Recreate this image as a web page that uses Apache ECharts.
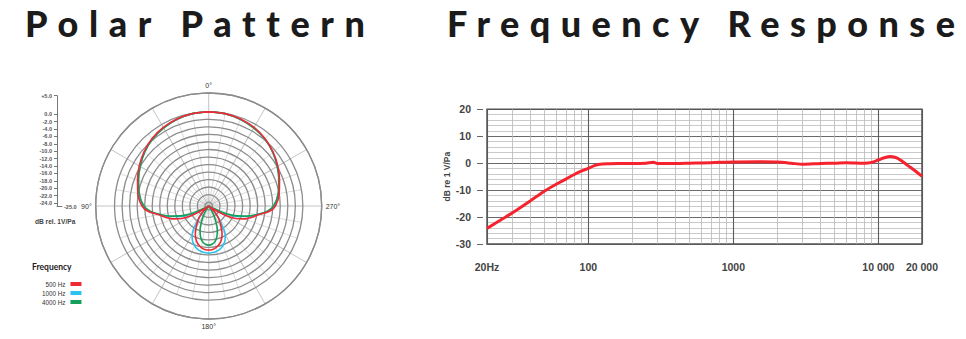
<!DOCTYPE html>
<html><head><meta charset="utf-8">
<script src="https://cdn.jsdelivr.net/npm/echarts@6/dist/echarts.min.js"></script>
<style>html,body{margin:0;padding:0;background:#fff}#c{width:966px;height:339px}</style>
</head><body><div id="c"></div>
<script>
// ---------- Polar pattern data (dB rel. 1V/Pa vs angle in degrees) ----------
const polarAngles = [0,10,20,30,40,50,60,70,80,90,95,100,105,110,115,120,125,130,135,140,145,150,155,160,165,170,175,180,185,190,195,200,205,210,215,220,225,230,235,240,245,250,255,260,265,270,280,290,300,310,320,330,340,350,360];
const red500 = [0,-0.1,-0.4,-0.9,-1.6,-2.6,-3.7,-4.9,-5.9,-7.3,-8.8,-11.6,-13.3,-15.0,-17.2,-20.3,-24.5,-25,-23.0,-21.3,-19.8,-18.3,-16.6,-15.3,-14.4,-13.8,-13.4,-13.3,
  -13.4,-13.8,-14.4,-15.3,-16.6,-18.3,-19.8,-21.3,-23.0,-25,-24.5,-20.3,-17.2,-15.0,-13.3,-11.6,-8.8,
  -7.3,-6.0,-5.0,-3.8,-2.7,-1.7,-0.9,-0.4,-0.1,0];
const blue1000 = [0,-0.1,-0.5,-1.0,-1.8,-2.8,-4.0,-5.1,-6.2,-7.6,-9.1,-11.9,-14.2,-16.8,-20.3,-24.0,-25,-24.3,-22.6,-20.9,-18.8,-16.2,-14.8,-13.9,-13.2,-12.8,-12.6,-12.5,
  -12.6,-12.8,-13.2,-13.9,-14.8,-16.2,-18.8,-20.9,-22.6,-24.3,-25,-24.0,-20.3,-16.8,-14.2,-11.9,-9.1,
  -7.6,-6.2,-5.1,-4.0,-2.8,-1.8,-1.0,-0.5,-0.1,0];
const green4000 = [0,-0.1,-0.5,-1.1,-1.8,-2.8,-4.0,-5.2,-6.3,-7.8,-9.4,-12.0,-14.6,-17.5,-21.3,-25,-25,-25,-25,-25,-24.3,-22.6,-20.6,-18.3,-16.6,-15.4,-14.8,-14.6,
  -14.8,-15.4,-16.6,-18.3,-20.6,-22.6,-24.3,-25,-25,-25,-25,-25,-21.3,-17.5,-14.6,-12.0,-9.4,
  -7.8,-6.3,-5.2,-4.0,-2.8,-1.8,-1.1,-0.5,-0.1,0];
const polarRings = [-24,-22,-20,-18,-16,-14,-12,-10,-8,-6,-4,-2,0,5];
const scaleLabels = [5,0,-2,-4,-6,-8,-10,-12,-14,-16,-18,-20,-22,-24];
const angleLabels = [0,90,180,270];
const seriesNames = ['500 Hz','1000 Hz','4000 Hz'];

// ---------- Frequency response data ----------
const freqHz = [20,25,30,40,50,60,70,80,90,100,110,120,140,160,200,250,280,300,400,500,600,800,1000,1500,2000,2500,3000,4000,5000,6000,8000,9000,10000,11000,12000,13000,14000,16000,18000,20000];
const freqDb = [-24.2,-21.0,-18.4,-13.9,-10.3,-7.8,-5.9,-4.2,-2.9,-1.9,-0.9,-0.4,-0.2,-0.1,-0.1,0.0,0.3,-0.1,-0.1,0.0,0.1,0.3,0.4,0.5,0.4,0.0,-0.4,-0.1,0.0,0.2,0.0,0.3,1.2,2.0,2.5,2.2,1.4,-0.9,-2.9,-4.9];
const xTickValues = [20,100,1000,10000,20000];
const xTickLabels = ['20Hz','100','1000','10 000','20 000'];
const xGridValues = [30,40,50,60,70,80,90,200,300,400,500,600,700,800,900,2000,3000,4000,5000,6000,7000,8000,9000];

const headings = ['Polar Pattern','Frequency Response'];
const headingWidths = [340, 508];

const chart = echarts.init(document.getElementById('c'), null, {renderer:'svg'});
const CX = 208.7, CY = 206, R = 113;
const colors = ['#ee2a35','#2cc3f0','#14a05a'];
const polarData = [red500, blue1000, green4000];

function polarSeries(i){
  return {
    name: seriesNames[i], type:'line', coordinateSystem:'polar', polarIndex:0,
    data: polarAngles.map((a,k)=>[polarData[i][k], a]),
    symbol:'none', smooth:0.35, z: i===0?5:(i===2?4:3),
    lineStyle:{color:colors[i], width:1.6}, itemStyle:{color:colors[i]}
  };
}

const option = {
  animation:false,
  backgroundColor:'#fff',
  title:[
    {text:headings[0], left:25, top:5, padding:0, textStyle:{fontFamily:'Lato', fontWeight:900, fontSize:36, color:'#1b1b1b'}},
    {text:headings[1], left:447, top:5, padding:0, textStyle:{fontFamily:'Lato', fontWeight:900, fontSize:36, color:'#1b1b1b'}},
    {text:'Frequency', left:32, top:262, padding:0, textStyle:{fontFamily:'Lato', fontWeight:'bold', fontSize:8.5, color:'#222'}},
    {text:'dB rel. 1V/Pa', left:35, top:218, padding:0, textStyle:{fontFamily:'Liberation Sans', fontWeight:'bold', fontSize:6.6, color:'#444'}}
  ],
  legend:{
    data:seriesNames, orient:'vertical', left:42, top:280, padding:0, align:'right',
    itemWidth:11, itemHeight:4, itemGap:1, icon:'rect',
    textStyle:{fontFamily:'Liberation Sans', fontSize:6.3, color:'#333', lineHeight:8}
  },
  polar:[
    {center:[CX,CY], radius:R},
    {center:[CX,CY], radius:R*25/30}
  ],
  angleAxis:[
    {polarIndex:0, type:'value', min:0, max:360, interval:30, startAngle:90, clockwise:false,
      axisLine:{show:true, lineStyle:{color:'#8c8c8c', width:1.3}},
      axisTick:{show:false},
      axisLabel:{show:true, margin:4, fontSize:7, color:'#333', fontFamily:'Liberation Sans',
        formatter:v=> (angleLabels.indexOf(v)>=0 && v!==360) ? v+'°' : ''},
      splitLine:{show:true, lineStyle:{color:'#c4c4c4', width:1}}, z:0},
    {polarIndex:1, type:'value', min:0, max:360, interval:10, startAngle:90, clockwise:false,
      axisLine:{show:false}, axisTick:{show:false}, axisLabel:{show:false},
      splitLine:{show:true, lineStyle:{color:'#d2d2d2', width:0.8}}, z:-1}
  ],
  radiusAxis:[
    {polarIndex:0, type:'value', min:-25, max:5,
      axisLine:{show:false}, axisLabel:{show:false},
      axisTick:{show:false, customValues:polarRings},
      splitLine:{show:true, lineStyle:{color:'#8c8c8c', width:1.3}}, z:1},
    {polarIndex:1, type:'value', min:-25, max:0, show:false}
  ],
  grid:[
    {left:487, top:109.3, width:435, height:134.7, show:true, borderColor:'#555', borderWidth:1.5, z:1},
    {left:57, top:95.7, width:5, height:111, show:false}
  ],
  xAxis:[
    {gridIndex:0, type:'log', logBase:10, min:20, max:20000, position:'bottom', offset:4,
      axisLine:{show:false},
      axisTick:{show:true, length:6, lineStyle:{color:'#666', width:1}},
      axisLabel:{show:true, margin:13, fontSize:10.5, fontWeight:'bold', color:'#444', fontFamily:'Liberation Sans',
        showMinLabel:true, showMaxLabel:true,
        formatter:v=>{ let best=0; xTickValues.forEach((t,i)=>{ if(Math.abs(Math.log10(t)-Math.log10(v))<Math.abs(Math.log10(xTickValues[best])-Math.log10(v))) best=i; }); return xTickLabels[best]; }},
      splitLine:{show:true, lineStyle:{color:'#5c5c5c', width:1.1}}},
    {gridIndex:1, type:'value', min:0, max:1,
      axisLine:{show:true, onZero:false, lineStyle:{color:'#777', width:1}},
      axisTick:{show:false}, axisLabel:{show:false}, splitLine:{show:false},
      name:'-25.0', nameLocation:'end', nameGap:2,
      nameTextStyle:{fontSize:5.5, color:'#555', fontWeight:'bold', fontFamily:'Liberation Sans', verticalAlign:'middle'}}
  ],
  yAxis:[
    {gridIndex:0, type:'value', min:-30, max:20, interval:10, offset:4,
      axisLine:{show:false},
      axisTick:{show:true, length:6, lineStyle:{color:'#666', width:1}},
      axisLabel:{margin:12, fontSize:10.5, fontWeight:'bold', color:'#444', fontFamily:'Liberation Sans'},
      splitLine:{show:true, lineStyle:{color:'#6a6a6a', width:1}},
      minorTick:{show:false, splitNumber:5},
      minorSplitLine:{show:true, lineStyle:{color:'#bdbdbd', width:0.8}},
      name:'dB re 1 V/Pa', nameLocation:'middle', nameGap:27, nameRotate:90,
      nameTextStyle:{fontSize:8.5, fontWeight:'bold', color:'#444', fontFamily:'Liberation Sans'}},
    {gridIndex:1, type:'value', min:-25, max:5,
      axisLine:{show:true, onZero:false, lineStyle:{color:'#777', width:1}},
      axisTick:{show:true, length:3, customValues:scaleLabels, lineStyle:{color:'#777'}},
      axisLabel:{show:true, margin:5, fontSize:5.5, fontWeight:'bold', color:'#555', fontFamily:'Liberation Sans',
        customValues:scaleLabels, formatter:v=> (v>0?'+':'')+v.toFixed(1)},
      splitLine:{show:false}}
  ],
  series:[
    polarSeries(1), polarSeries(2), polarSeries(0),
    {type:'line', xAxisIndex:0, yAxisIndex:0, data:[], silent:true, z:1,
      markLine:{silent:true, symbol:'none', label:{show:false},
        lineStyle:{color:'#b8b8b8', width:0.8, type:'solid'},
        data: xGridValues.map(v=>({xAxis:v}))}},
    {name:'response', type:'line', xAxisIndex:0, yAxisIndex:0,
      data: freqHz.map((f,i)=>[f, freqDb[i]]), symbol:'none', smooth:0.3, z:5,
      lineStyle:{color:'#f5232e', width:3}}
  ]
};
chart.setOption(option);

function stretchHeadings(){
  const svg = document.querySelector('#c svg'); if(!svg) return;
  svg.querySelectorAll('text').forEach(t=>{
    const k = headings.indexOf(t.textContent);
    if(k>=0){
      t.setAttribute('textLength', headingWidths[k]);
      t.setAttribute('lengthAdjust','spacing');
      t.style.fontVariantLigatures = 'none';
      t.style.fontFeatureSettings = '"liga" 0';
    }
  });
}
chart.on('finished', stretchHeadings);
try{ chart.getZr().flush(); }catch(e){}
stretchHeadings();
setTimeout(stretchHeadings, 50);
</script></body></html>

Exercise task:
Starting at the top of the listing above, please restate word for word each line up to and including the one that holds "const seriesNames = ['500", omitting every image.

Output of the task:
Recreate this image as a web page that uses Apache ECharts.
<!DOCTYPE html>
<html><head><meta charset="utf-8">
<script src="https://cdn.jsdelivr.net/npm/echarts@6/dist/echarts.min.js"></script>
<style>html,body{margin:0;padding:0;background:#fff}#c{width:966px;height:339px}</style>
</head><body><div id="c"></div>
<script>
// ---------- Polar pattern data (dB rel. 1V/Pa vs angle in degrees) ----------
const polarAngles = [0,10,20,30,40,50,60,70,80,90,95,100,105,110,115,120,125,130,135,140,145,150,155,160,165,170,175,180,185,190,195,200,205,210,215,220,225,230,235,240,245,250,255,260,265,270,280,290,300,310,320,330,340,350,360];
const red500 = [0,-0.1,-0.4,-0.9,-1.6,-2.6,-3.7,-4.9,-5.9,-7.3,-8.8,-11.6,-13.3,-15.0,-17.2,-20.3,-24.5,-25,-23.0,-21.3,-19.8,-18.3,-16.6,-15.3,-14.4,-13.8,-13.4,-13.3,
  -13.4,-13.8,-14.4,-15.3,-16.6,-18.3,-19.8,-21.3,-23.0,-25,-24.5,-20.3,-17.2,-15.0,-13.3,-11.6,-8.8,
  -7.3,-6.0,-5.0,-3.8,-2.7,-1.7,-0.9,-0.4,-0.1,0];
const blue1000 = [0,-0.1,-0.5,-1.0,-1.8,-2.8,-4.0,-5.1,-6.2,-7.6,-9.1,-11.9,-14.2,-16.8,-20.3,-24.0,-25,-24.3,-22.6,-20.9,-18.8,-16.2,-14.8,-13.9,-13.2,-12.8,-12.6,-12.5,
  -12.6,-12.8,-13.2,-13.9,-14.8,-16.2,-18.8,-20.9,-22.6,-24.3,-25,-24.0,-20.3,-16.8,-14.2,-11.9,-9.1,
  -7.6,-6.2,-5.1,-4.0,-2.8,-1.8,-1.0,-0.5,-0.1,0];
const green4000 = [0,-0.1,-0.5,-1.1,-1.8,-2.8,-4.0,-5.2,-6.3,-7.8,-9.4,-12.0,-14.6,-17.5,-21.3,-25,-25,-25,-25,-25,-24.3,-22.6,-20.6,-18.3,-16.6,-15.4,-14.8,-14.6,
  -14.8,-15.4,-16.6,-18.3,-20.6,-22.6,-24.3,-25,-25,-25,-25,-25,-21.3,-17.5,-14.6,-12.0,-9.4,
  -7.8,-6.3,-5.2,-4.0,-2.8,-1.8,-1.1,-0.5,-0.1,0];
const polarRings = [-24,-22,-20,-18,-16,-14,-12,-10,-8,-6,-4,-2,0,5];
const scaleLabels = [5,0,-2,-4,-6,-8,-10,-12,-14,-16,-18,-20,-22,-24];
const angleLabels = [0,90,180,270];
const seriesNames = ['500 Hz','1000 Hz','4000 Hz'];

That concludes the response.